Gaza, October 30: A Gaza Strip militant group spearheading a recent campaign of rocket barrages into Israel said Sunday that it was prepared to cease fire if the Israeli military did so as well.
The rocket fire has provoked retaliatory Israeli air strikes, and on Saturday, nine militants and an Israeli civilian were killed in some of the worst violence in the area in months. The exchange of fire continued overnight, with Palestinians firing 10 rockets into Israel in the early hours of the morning, and Israeli aircraft targeting six militant sites in Gaza, the military said. No casualties were reported by either side.

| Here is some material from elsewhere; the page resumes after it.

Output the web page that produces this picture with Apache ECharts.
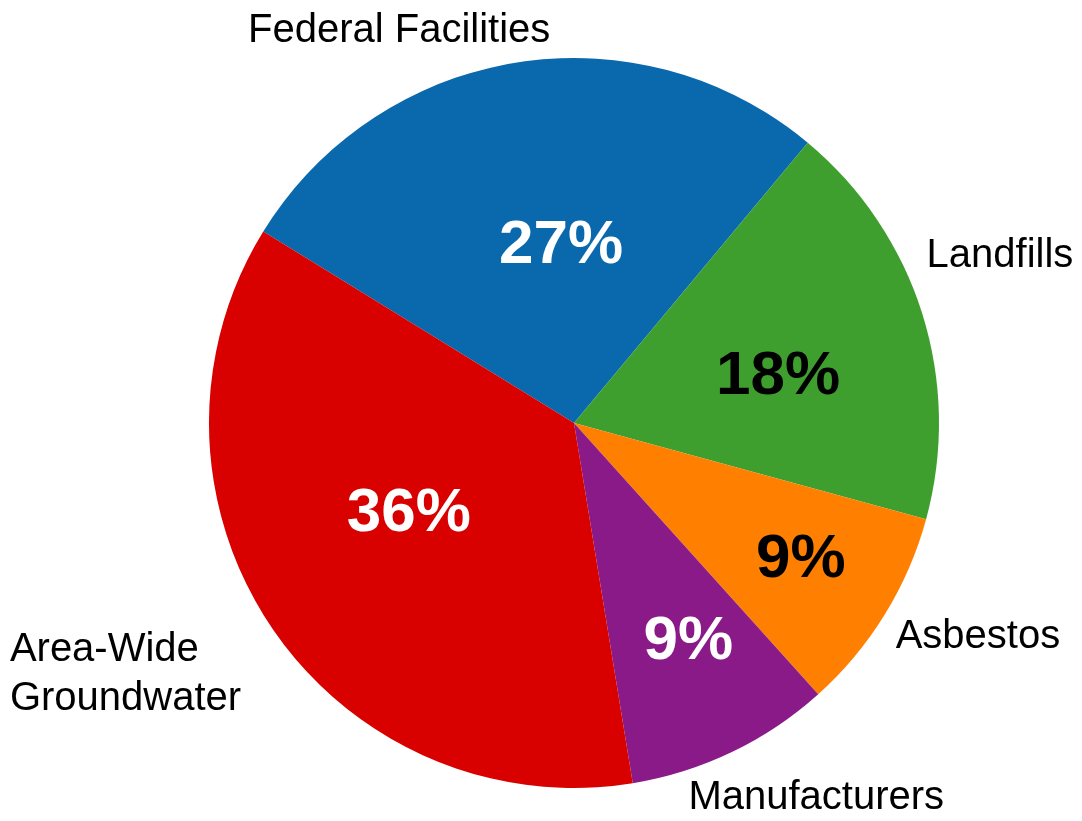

Egypt had been mediating truce efforts over the weekend, and late Sunday morning, the Islamic Jihad militant group said it was ready to halt its attacks if Israel would halt its air strikes.
“When all jet fighters leave the skies of Gaza, we will stop firing rockets,” said Dawud Shehab, a senior member of Islamic Jihad.
There was no official comment from Israel. Israeli Prime Minister Benjamin Netanyahu has warned that Israel would step up its retaliatory attacks if necessary, but in the meantime, defense officials said, Israel was holding back in an effort to keep the violence from escalating further.
The defense officials spoke on condition of anonymity because they were not authorized to discuss military operations.
The latest round of violence was set off by a rocket attack earlier in the week.
Both sides, meanwhile, had braced for further strikes.
As a precautionary measure, Israeli officials closed schools in southern communities within 25 miles (40 kilometers) of Gaza, as well as Ben-Gurion University in Beersheba and several colleges, which were to have begun their academic year on Sunday, police spokesman Micky Rosenfeld said. Police brought in reinforcements from other areas of the country.
More than 1 million Israelis live within the range of rockets possessed by Gaza militants.
In Gaza, militants who had been emboldened to remove their masks and emerge from their hideouts following a high-profile prisoner swap with Israel earlier in the month disappeared from the streets again. And the territory’s ruling Hamas movement scaled back its police deployment, apparently afraid that police positions would be targeted by Israeli aircraft.